⟨
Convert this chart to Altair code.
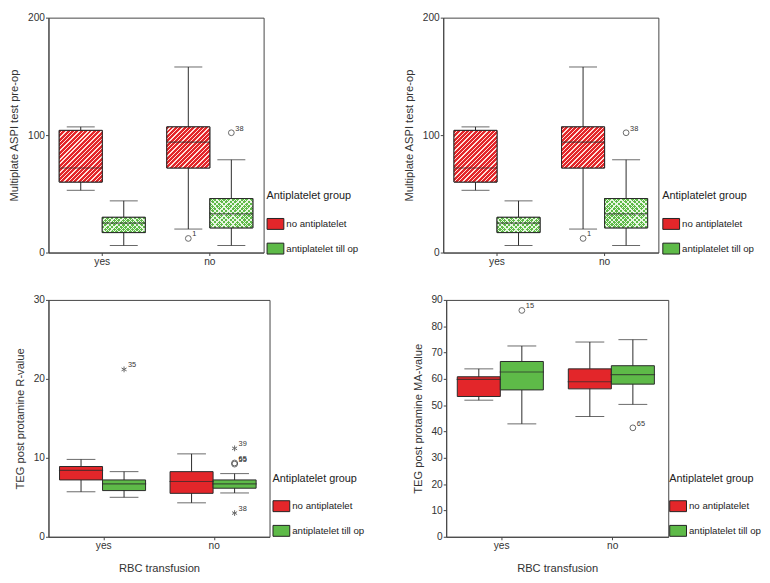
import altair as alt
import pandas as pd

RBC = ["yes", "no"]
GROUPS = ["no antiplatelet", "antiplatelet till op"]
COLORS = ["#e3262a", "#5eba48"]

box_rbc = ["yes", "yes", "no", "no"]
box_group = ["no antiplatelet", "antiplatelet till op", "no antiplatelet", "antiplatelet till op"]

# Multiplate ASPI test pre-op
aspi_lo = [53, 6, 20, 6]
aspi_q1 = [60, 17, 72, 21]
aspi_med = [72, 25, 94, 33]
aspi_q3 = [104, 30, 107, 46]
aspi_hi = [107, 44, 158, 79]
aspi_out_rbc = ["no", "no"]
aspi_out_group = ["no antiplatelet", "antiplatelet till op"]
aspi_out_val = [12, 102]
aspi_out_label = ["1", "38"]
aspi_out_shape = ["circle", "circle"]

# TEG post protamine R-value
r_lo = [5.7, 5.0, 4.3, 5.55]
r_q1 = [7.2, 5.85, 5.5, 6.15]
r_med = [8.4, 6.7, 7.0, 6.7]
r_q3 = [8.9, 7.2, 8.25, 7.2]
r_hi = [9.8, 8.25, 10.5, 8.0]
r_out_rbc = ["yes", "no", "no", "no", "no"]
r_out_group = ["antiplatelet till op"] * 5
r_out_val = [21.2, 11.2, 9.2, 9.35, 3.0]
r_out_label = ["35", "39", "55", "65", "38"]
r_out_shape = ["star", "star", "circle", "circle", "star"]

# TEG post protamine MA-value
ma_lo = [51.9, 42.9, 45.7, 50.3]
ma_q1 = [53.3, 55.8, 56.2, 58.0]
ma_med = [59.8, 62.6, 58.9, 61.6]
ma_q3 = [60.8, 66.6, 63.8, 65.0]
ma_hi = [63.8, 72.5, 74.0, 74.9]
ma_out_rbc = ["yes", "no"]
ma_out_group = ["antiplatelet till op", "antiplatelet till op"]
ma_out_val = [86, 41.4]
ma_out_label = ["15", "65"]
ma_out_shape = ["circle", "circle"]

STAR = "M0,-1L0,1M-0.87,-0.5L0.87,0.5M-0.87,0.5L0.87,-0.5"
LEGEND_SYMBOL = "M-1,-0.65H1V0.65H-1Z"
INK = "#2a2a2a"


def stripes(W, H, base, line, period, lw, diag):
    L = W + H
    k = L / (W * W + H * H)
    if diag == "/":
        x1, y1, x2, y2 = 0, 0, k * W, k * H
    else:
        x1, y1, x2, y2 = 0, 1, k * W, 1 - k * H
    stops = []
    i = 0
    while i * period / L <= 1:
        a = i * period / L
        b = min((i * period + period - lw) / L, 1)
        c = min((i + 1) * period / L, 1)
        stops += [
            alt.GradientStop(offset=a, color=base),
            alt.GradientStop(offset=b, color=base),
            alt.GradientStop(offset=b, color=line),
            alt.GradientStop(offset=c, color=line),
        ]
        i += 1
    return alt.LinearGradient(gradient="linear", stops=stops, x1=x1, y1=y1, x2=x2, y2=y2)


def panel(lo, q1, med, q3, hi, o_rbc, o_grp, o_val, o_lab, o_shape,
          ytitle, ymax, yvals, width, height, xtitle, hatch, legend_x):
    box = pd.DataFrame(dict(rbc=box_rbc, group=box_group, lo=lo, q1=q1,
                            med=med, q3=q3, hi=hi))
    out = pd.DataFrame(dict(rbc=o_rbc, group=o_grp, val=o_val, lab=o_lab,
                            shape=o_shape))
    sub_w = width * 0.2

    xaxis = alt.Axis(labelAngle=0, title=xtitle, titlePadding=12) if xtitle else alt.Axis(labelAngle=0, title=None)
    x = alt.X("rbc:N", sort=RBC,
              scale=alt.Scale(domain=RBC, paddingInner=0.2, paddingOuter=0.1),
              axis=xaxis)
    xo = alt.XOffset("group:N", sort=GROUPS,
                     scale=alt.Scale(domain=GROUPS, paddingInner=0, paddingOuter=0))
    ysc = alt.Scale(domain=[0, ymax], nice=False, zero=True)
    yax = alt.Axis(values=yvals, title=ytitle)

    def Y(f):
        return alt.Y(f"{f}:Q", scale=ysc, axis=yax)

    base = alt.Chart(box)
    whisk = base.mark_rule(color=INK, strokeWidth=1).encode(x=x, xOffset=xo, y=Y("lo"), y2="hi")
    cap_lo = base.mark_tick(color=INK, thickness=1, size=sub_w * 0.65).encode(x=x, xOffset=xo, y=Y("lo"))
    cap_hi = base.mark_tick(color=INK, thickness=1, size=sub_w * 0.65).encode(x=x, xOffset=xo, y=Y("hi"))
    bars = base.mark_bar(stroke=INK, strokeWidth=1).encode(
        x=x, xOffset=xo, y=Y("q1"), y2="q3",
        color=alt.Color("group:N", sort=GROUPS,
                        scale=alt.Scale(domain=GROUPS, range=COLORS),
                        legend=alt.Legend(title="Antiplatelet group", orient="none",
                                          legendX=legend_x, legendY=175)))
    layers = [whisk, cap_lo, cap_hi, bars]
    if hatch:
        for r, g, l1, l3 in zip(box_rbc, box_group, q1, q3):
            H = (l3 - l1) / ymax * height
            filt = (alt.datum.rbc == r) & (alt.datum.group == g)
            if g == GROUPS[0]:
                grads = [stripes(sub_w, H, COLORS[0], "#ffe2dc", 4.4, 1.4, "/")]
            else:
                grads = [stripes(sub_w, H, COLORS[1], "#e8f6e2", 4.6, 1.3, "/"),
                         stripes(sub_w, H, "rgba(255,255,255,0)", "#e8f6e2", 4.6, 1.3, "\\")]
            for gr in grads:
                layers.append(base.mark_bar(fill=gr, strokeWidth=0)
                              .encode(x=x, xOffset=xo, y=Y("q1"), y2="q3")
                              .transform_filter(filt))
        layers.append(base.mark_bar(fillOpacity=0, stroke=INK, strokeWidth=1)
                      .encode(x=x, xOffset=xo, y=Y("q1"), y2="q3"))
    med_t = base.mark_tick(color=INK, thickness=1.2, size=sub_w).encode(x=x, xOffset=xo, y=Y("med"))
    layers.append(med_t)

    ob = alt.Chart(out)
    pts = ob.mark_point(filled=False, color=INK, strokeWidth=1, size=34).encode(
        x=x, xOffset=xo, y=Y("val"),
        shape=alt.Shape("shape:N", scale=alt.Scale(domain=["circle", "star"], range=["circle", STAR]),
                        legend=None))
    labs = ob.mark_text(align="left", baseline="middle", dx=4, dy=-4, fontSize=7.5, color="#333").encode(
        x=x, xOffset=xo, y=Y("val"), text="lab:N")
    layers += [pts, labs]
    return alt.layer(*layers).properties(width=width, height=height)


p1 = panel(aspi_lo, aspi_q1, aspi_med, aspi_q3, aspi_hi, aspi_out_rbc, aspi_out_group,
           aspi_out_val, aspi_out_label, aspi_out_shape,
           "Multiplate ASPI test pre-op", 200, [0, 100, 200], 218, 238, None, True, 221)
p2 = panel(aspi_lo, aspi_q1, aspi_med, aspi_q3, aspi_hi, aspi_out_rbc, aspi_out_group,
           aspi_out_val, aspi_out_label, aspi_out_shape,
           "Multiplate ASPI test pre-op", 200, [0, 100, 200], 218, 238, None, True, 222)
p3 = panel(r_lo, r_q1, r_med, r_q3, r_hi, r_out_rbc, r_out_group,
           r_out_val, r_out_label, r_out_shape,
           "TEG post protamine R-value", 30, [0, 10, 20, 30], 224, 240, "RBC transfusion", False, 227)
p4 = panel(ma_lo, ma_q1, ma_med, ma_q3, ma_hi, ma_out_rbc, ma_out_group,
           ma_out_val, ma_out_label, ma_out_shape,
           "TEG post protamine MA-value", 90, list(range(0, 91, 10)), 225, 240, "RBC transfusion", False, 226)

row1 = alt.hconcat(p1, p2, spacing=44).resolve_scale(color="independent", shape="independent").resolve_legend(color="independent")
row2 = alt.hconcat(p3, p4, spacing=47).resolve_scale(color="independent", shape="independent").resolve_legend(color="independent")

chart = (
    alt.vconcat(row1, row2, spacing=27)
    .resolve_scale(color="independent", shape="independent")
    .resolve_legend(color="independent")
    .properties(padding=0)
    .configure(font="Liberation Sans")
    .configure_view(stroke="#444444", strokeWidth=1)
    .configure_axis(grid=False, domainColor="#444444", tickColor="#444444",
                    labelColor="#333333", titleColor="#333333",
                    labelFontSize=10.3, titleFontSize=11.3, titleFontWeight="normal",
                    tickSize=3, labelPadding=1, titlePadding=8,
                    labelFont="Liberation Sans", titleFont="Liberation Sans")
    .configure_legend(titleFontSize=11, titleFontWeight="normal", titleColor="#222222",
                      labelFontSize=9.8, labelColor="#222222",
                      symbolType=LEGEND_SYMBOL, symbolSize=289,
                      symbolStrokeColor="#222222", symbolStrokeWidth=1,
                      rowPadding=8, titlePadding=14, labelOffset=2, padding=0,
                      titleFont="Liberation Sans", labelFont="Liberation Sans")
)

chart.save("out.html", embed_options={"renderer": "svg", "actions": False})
⟩
# TASK TO CARRY OUT
Repeat only the lines between the start of the data and the line with "y1=y1, x2=x2, y2=y2)", including those two lines, and skip the pictures.

# RESPONSE TO THE TASK
Convert this chart to Altair code.
import altair as alt
import pandas as pd

RBC = ["yes", "no"]
GROUPS = ["no antiplatelet", "antiplatelet till op"]
COLORS = ["#e3262a", "#5eba48"]

box_rbc = ["yes", "yes", "no", "no"]
box_group = ["no antiplatelet", "antiplatelet till op", "no antiplatelet", "antiplatelet till op"]

# Multiplate ASPI test pre-op
aspi_lo = [53, 6, 20, 6]
aspi_q1 = [60, 17, 72, 21]
aspi_med = [72, 25, 94, 33]
aspi_q3 = [104, 30, 107, 46]
aspi_hi = [107, 44, 158, 79]
aspi_out_rbc = ["no", "no"]
aspi_out_group = ["no antiplatelet", "antiplatelet till op"]
aspi_out_val = [12, 102]
aspi_out_label = ["1", "38"]
aspi_out_shape = ["circle", "circle"]

# TEG post protamine R-value
r_lo = [5.7, 5.0, 4.3, 5.55]
r_q1 = [7.2, 5.85, 5.5, 6.15]
r_med = [8.4, 6.7, 7.0, 6.7]
r_q3 = [8.9, 7.2, 8.25, 7.2]
r_hi = [9.8, 8.25, 10.5, 8.0]
r_out_rbc = ["yes", "no", "no", "no", "no"]
r_out_group = ["antiplatelet till op"] * 5
r_out_val = [21.2, 11.2, 9.2, 9.35, 3.0]
r_out_label = ["35", "39", "55", "65", "38"]
r_out_shape = ["star", "star", "circle", "circle", "star"]

# TEG post protamine MA-value
ma_lo = [51.9, 42.9, 45.7, 50.3]
ma_q1 = [53.3, 55.8, 56.2, 58.0]
ma_med = [59.8, 62.6, 58.9, 61.6]
ma_q3 = [60.8, 66.6, 63.8, 65.0]
ma_hi = [63.8, 72.5, 74.0, 74.9]
ma_out_rbc = ["yes", "no"]
ma_out_group = ["antiplatelet till op", "antiplatelet till op"]
ma_out_val = [86, 41.4]
ma_out_label = ["15", "65"]
ma_out_shape = ["circle", "circle"]

STAR = "M0,-1L0,1M-0.87,-0.5L0.87,0.5M-0.87,0.5L0.87,-0.5"
LEGEND_SYMBOL = "M-1,-0.65H1V0.65H-1Z"
INK = "#2a2a2a"


def stripes(W, H, base, line, period, lw, diag):
    L = W + H
    k = L / (W * W + H * H)
    if diag == "/":
        x1, y1, x2, y2 = 0, 0, k * W, k * H
    else:
        x1, y1, x2, y2 = 0, 1, k * W, 1 - k * H
    stops = []
    i = 0
    while i * period / L <= 1:
        a = i * period / L
        b = min((i * period + period - lw) / L, 1)
        c = min((i + 1) * period / L, 1)
        stops += [
            alt.GradientStop(offset=a, color=base),
            alt.GradientStop(offset=b, color=base),
            alt.GradientStop(offset=b, color=line),
            alt.GradientStop(offset=c, color=line),
        ]
        i += 1
    return alt.LinearGradient(gradient="linear", stops=stops, x1=x1, y1=y1, x2=x2, y2=y2)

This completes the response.